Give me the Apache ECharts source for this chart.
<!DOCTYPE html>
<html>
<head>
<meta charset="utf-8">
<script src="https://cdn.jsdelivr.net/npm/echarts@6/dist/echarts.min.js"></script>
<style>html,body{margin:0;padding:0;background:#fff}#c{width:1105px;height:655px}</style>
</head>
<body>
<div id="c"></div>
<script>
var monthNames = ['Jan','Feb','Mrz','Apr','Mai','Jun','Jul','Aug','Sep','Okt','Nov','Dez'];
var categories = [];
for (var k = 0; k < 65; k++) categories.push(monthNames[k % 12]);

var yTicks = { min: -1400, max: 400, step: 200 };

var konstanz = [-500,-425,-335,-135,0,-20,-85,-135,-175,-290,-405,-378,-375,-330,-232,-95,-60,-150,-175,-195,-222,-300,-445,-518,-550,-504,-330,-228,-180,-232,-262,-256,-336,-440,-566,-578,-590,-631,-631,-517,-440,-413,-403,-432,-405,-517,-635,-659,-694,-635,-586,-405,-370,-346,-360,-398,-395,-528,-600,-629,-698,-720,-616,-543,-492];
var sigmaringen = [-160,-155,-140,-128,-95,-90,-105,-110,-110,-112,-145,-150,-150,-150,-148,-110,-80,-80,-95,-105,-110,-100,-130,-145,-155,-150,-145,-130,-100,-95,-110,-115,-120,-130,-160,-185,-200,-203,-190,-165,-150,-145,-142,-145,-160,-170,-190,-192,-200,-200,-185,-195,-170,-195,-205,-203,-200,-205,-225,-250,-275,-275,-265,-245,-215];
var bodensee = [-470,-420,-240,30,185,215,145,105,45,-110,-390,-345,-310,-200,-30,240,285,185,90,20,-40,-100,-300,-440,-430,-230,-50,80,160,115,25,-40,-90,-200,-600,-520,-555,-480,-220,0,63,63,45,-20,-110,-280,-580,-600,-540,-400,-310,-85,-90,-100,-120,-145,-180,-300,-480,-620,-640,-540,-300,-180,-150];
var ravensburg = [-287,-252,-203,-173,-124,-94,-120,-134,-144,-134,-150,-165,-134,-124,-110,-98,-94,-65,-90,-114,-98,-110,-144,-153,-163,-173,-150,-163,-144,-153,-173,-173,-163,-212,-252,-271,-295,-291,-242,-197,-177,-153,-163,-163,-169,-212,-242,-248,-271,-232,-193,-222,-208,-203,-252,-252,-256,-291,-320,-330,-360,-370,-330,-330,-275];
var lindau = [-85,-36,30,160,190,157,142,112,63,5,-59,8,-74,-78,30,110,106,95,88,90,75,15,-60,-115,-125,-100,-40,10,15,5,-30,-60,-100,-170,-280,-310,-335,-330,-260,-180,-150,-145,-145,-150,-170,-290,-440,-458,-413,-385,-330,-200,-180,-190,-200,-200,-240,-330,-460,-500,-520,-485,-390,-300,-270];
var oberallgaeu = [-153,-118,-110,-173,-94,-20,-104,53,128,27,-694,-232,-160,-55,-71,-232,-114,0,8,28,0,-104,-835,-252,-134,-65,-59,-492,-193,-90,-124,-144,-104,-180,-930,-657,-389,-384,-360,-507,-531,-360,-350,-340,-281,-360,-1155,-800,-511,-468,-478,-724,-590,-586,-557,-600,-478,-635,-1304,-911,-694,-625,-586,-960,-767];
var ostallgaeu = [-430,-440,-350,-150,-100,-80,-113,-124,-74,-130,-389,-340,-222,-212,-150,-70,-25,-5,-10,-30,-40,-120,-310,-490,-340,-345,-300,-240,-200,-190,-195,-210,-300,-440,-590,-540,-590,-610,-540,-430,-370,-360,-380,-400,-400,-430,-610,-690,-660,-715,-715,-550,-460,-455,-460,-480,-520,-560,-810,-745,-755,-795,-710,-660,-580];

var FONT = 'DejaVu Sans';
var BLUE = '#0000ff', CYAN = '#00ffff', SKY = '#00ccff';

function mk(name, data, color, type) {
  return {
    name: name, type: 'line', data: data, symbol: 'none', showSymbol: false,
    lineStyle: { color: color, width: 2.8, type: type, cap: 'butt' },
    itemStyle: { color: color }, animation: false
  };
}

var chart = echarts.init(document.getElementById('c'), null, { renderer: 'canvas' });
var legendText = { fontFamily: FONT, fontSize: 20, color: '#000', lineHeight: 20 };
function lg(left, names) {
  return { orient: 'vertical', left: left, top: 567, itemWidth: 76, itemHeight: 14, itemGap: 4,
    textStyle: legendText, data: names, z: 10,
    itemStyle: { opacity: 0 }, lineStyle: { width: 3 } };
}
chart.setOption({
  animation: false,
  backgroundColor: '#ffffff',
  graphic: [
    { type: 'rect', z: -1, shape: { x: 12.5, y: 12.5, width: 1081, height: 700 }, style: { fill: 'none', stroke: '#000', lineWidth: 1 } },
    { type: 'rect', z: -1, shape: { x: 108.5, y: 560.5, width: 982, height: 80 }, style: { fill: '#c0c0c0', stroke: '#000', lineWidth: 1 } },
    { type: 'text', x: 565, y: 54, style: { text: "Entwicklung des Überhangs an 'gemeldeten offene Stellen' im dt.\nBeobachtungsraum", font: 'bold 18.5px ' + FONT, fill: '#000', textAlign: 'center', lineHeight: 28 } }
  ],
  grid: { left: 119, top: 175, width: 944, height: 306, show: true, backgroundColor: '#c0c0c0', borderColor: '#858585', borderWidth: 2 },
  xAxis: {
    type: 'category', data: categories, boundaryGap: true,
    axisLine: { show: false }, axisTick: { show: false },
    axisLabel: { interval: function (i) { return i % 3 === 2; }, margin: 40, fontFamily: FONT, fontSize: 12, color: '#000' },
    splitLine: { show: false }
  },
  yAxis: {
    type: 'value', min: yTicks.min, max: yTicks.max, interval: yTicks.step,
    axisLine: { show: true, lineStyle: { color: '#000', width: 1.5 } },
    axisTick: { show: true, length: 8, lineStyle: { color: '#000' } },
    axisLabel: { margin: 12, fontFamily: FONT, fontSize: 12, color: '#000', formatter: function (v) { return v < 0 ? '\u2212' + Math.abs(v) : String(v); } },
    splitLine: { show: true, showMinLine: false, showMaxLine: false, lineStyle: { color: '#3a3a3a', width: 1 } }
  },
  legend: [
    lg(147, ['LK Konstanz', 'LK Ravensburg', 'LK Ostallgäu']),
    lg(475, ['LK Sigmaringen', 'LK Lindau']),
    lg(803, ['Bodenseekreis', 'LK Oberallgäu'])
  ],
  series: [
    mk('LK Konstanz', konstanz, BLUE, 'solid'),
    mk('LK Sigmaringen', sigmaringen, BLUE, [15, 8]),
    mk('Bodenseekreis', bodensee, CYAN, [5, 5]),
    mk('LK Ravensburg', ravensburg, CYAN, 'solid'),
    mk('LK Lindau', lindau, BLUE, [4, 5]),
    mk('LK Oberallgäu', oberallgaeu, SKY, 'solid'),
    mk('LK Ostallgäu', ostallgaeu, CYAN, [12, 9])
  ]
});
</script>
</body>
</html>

**TASK REQUIREMENTS:**
Beginning at the first line above, repeat exactly until the line containing "400, step: 200", which is included.

**RESPONSE TO THE TASK:**
Give me the Apache ECharts source for this chart.
<!DOCTYPE html>
<html>
<head>
<meta charset="utf-8">
<script src="https://cdn.jsdelivr.net/npm/echarts@6/dist/echarts.min.js"></script>
<style>html,body{margin:0;padding:0;background:#fff}#c{width:1105px;height:655px}</style>
</head>
<body>
<div id="c"></div>
<script>
var monthNames = ['Jan','Feb','Mrz','Apr','Mai','Jun','Jul','Aug','Sep','Okt','Nov','Dez'];
var categories = [];
for (var k = 0; k < 65; k++) categories.push(monthNames[k % 12]);

var yTicks = { min: -1400, max: 400, step: 200 };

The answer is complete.